Well Sparky Malone, I guess you haven't been to Scotland recently and are US based; the giveaway is in the whiskey.

Scotland will do just fine economically without having to subsidise England. Slowly the ball of hidden subsidies Scotland pays England is unwinding and in fact Scotland, evene without il, would be a very viable wee nation.

Digging deeper we find that the BBC takes in tax, yes it is a tax, 10 times more than it spends in Scotland. The Ministry of Defence take about £3 billion a year from Scotland and sends £0.78 billion.

The real wee cracker is that Scotland, with an abundance of hydro, and potentially revewable wave and wind power is surcharged to supply this electricity to London.


Access to the National Grid is charged on a formula based on distance from London. So a power station near London receives a transmission subsidy per KwH whilst one in Scotland is surcharged to the following effect. Scotland produces about 12% of the total generation capacity of the UK but consumes about 9%. Scottish generated electricity actually pays about 50% of the National Grid cost. So, Mrs Trump in Aberdeen in mid winter, much colder in Scotland remember than London, worries whether to heat one room because the cost is so much shivers and dies. A millionaire leaves the window open in Mayfair and pays considerable less than Mrs Trump per unit.
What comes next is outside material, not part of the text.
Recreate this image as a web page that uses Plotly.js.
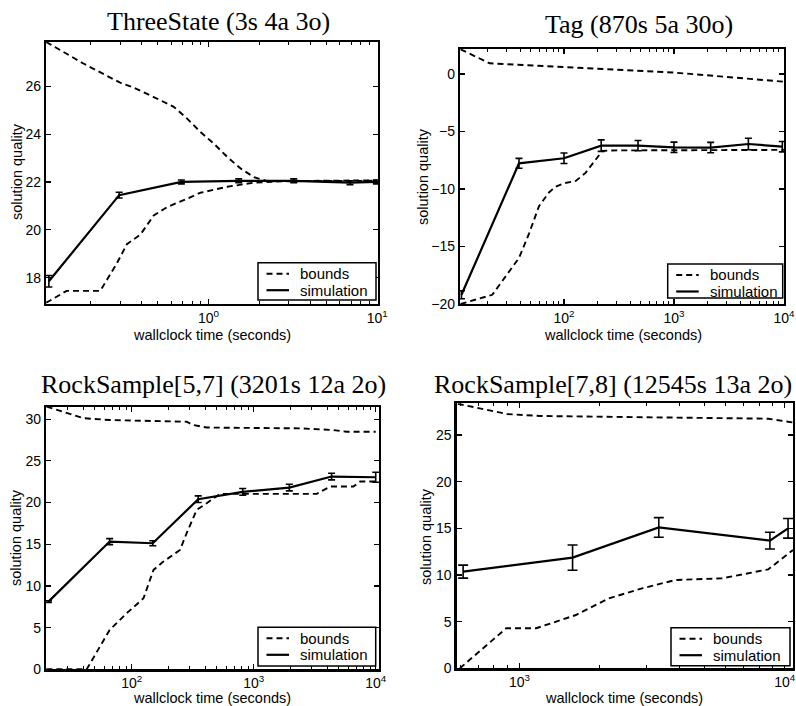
<!DOCTYPE html>
<html>
<head>
<meta charset="utf-8">
<script src="https://cdn.plot.ly/plotly-3.0.1.min.js"></script>
<style>html,body{margin:0;padding:0;background:#fff;}#chart{width:796px;height:706px;}</style>
</head>
<body>
<div id="chart"></div>
<script>
// ---------- DATA ----------
const titles = ["ThreeState (3s 4a 3o)", "Tag (870s 5a 30o)", "RockSample[5,7] (3201s 12a 2o)", "RockSample[7,8] (12545s 13a 2o)"];
const seriesNames = ["bounds", "simulation"];
const xAxisLabel = "wallclock time (seconds)";
const yAxisLabel = "solution quality";

// ThreeState
const ts_sim_x = [0.113, 0.295, 0.69, 1.51, 3.2, 6.9, 9.9];
const ts_sim_y = [17.85, 21.45, 22.0, 22.05, 22.05, 21.97, 22.0];
const ts_sim_err = [0.24, 0.12, 0.08, 0.08, 0.08, 0.08, 0.08];
const ts_upper_x = [0.109, 0.181, 0.299, 0.36, 0.473, 0.622, 0.746, 0.895, 1.076, 1.29, 1.55, 1.86, 2.24, 10];
const ts_upper_y = [27.85, 26.95, 26.15, 25.94, 25.55, 25.14, 24.65, 24.09, 23.6, 23.05, 22.56, 22.2, 22.03, 22.07];
const ts_lower_x = [0.109, 0.144, 0.228, 0.249, 0.286, 0.328, 0.394, 0.473, 0.568, 0.746, 0.895, 1.29, 1.86, 2.8, 10];
const ts_lower_y = [16.95, 17.45, 17.45, 17.9, 18.6, 19.4, 19.8, 20.6, 20.95, 21.3, 21.55, 21.8, 21.97, 22.03, 22.05];

// Tag
const tag_sim_x = [11.7, 39, 100, 218, 471, 1000, 2154, 4745, 9660];
const tag_sim_y = [-19.2, -7.77, -7.33, -6.23, -6.23, -6.38, -6.4, -6.09, -6.32];
const tag_sim_err = [0.35, 0.43, 0.46, 0.5, 0.45, 0.45, 0.45, 0.5, 0.45];
const tag_upper_x = [11.5, 21.1, 23.9, 194, 1000, 10000];
const tag_upper_y = [2.14, 0.93, 0.9, 0.49, 0.12, -0.67];
const tag_lower_x = [11.5, 22.3, 29.5, 39, 48, 59.3, 73, 84, 100, 128, 157, 194, 223, 256, 10000];
const tag_lower_y = [-20, -19.2, -17.6, -16.0, -13.9, -11.5, -10.3, -9.8, -9.5, -9.3, -8.6, -7.5, -6.7, -6.65, -6.6];

// RockSample[5,7]
const rs57_sim_x = [20.8, 66, 149, 351, 813, 1960, 4350, 10000];
const rs57_sim_y = [8.12, 15.32, 15.12, 20.4, 21.28, 21.8, 23.12, 23.04];
const rs57_sim_err = [0.1, 0.36, 0.3, 0.4, 0.4, 0.4, 0.4, 0.6];
const rs57_upper_x = [20.1, 40.2, 66, 282, 320, 412, 2400, 4500, 5780, 10000];
const rs57_upper_y = [31.52, 30.12, 29.9, 29.7, 29.3, 29.0, 28.9, 28.7, 28.5, 28.5];
const rs57_lower_x = [20, 42.8, 66, 91, 125, 151, 182, 249, 282, 341, 412, 530, 681, 3280, 4230, 6560, 7450, 10000];
const rs57_lower_y = [0, 0, 4.72, 6.72, 8.52, 11.92, 12.92, 14.32, 16.32, 19.12, 19.92, 21.04, 21.04, 21.04, 21.92, 21.92, 22.52, 22.52];

// RockSample[7,8]
const rs78_sim_x = [613, 1585, 3350, 8790, 10290];
const rs78_sim_y = [10.36, 11.86, 15.1, 13.68, 15.0];
const rs78_sim_err = [0.7, 1.35, 1.05, 0.9, 1.05];
const rs78_upper_x = [585, 713, 897, 1196, 2838, 8660, 10740];
const rs78_upper_y = [28.35, 27.86, 27.25, 27.04, 26.9, 26.75, 26.35];
const rs78_lower_x = [596, 891, 1155, 1631, 2175, 2900, 3870, 5788, 8660, 10740];
const rs78_lower_y = [0, 4.29, 4.29, 5.71, 7.5, 8.57, 9.46, 9.64, 10.6, 12.68];

// tick values / labels
const ts_xticks = [1, 10];
const ts_xlabels = ["10<sup>0</sup>", "10<sup>1</sup>"];
const tag_xticks = [100, 1000, 10000];
const tag_xlabels = ["10<sup>2</sup>", "10<sup>3</sup>", "10<sup>4</sup>"];
const rs57_xticks = [100, 1000, 10000];
const rs57_xlabels = ["10<sup>2</sup>", "10<sup>3</sup>", "10<sup>4</sup>"];
const rs78_xticks = [1000, 10000];
const rs78_xlabels = ["10<sup>3</sup>", "10<sup>4</sup>"];
const ts_yticks = [18, 20, 22, 24, 26];
const tag_yticks = [-20, -15, -10, -5, 0];
const rs57_yticks = [0, 5, 10, 15, 20, 25, 30];
const rs78_yticks = [0, 5, 10, 15, 20, 25];

// ---------- LAYOUT HELPERS ----------
const W = 796, H = 706;
const px = v => v / W;
const py = v => 1 - v / H;

const panels = [
  {box: [46, 378, 42, 304], xr: [-0.964, 1.005], yr: [16.9, 27.85], xt: ts_xticks, xl: ts_xlabels, yt: ts_yticks,
   sim: [ts_sim_x, ts_sim_y, ts_sim_err], up: [ts_upper_x, ts_upper_y], lo: [ts_lower_x, ts_lower_y], capw: 3.5,
   title: [218, 22], ytitle: [17, 172], xtitle: [212, 335], legend: [258, 376, 262.7, 300]},
  {box: [460, 784, 49, 304], xr: [1.055, 4.0], yr: [-20, 2.17], xt: tag_xticks, xl: tag_xlabels, yt: tag_yticks,
   sim: [tag_sim_x, tag_sim_y, tag_sim_err], up: [tag_upper_x, tag_upper_y], lo: [tag_lower_x, tag_lower_y], capw: 3.5,
   title: [639, 24], ytitle: [423, 177], xtitle: [623, 335], legend: [667.7, 782.7, 264, 298]},
  {box: [46, 379, 406.7, 669.3], xr: [1.298, 4.027], yr: [0, 31.5], xt: rs57_xticks, xl: rs57_xlabels, yt: rs57_yticks,
   sim: [rs57_sim_x, rs57_sim_y, rs57_sim_err], up: [rs57_upper_x, rs57_upper_y], lo: [rs57_lower_x, rs57_lower_y], capw: 3.5,
   title: [213.5, 384], ytitle: [16, 538], xtitle: [212, 698], legend: [258, 375.7, 627.3, 666]},
  {box: [456.5, 793, 403.3, 668.3], xr: [2.7625, 4.031], yr: [0, 28.4], xt: rs78_xticks, xl: rs78_xlabels, yt: rs78_yticks,
   sim: [rs78_sim_x, rs78_sim_y, rs78_sim_err], up: [rs78_upper_x, rs78_upper_y], lo: [rs78_lower_x, rs78_lower_y], capw: 5,
   title: [612.7, 384], ytitle: [426, 537], xtitle: [624, 698], legend: [671, 790, 627.7, 665.7]}
];

const tickFont = {family: "Liberation Sans, Arial, sans-serif", size: 14, color: "#000"};
const labelFont = {family: "Liberation Sans, Arial, sans-serif", size: 14.5, color: "#000"};
const legendFont = {family: "Liberation Sans, Arial, sans-serif", size: 15, color: "#000"};
const titleFont = {family: "Liberation Serif, Times New Roman, serif", size: 26, color: "#000"};
const dashStyle = "6px,4px";

const data = [];
const layout = {
  width: W, height: H, margin: {l: 0, r: 0, t: 0, b: 0},
  paper_bgcolor: "#fff", plot_bgcolor: "#fff", showlegend: false,
  annotations: [], shapes: []
};

panels.forEach((p, i) => {
  const n = i + 1;
  const xa = n === 1 ? "x" : "x" + n, ya = n === 1 ? "y" : "y" + n;
  data.push({x: p.up[0], y: p.up[1], xaxis: xa, yaxis: ya, mode: "lines", name: seriesNames[0],
             line: {color: "#000", width: 1.9, dash: dashStyle}, hoverinfo: "skip"});
  data.push({x: p.lo[0], y: p.lo[1], xaxis: xa, yaxis: ya, mode: "lines", name: seriesNames[0],
             line: {color: "#000", width: 1.9, dash: dashStyle}, hoverinfo: "skip"});
  data.push({x: p.sim[0], y: p.sim[1], xaxis: xa, yaxis: ya, mode: "lines", name: seriesNames[1],
             line: {color: "#000", width: 2.2},
             error_y: {type: "data", array: p.sim[2], visible: true, color: "#000", thickness: 1.6, width: p.capw}});

  const axCommon = {showline: true, linecolor: "#000", linewidth: 2.2, mirror: "ticks", ticks: "inside",
                    ticklen: 5, tickwidth: 1.2, tickcolor: "#000", showgrid: false, zeroline: false,
                    tickfont: tickFont, fixedrange: true};
  layout["xaxis" + (n === 1 ? "" : n)] = Object.assign({}, axCommon, {
    type: "log", domain: [px(p.box[0]), px(p.box[1])], range: p.xr, anchor: ya,
    tickmode: "array", tickvals: p.xt, ticktext: p.xl,
    minor: {ticks: "inside", ticklen: 3, tickwidth: 1, tickcolor: "#000", dtick: "D1", showgrid: false}
  });
  layout["yaxis" + (n === 1 ? "" : n)] = Object.assign({}, axCommon, {
    domain: [py(p.box[3]), py(p.box[2])], range: p.yr, anchor: xa,
    tickmode: "array", tickvals: p.yt
  });

  // legend box (drawn in paper space)
  const [lx0, lx1, ly0, ly1] = p.legend;
  const row1 = ly0 + 11, row2 = ly0 + 27.5;
  layout.shapes.push({type: "rect", xref: "paper", yref: "paper", x0: px(lx0), x1: px(lx1), y0: py(ly1), y1: py(ly0),
                      line: {color: "#000", width: 1.5}, fillcolor: "#fff", layer: "above"});
  layout.shapes.push({type: "line", xref: "paper", yref: "paper", x0: px(lx0 + 8.5), x1: px(lx0 + 31), y0: py(row1), y1: py(row1),
                      line: {color: "#000", width: 1.9, dash: dashStyle}, layer: "above"});
  layout.shapes.push({type: "line", xref: "paper", yref: "paper", x0: px(lx0 + 8.5), x1: px(lx0 + 31), y0: py(row2), y1: py(row2),
                      line: {color: "#000", width: 2.2}, layer: "above"});
  layout.annotations.push({text: seriesNames[0], x: px(lx0 + 41), y: py(row1), xref: "paper", yref: "paper",
                           xanchor: "left", yanchor: "middle", showarrow: false, font: legendFont, borderpad: 0});
  layout.annotations.push({text: seriesNames[1], x: px(lx0 + 41), y: py(row2), xref: "paper", yref: "paper",
                           xanchor: "left", yanchor: "middle", showarrow: false, font: legendFont, borderpad: 0});

  layout.annotations.push({text: titles[i], x: px(p.title[0]), y: py(p.title[1]), xref: "paper", yref: "paper",
                           xanchor: "center", yanchor: "middle", showarrow: false, font: titleFont});
  layout.annotations.push({text: yAxisLabel, x: px(p.ytitle[0]), y: py(p.ytitle[1]), xref: "paper", yref: "paper",
                           xanchor: "center", yanchor: "middle", textangle: -90, showarrow: false, font: labelFont});
  layout.annotations.push({text: xAxisLabel, x: px(p.xtitle[0]), y: py(p.xtitle[1]), xref: "paper", yref: "paper",
                           xanchor: "center", yanchor: "middle", showarrow: false, font: labelFont});
});

Plotly.newPlot("chart", data, layout, {displayModeBar: false, staticPlot: true});
</script>
</body>
</html>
Oh, there is another wee point here, there is a thing called a "cold heating allowance" which is triggered for pensioners if the temperature has been below a certain figure for an extended period of time. The point of calculation of that temperature is in SW England, the warmest place in the UK.

Sparky, stop getting your information for the London based press. They just print Brit propaganda for the swivel eyed readers in the English home counties.


Maybe then you would be able to post an opinion based on facts that could engender a decent debate.

By the way we have an open challenge for the unionist parties, to actually make a positive case for the Union. This is important, in the run up to the referendum, that a case should be put forward. The silence is deafening.

Every time toffy nosed Cameron opens his mouth and tells us what we can and can't do, what he will and will not allow, the membership of the SNP jumps and their Treasury kerchings with donations.


I have a wee bit of advice for any US investors out there. Don't buy UK Gov bonds because when Scotland breaks the Union, they are going to go under water.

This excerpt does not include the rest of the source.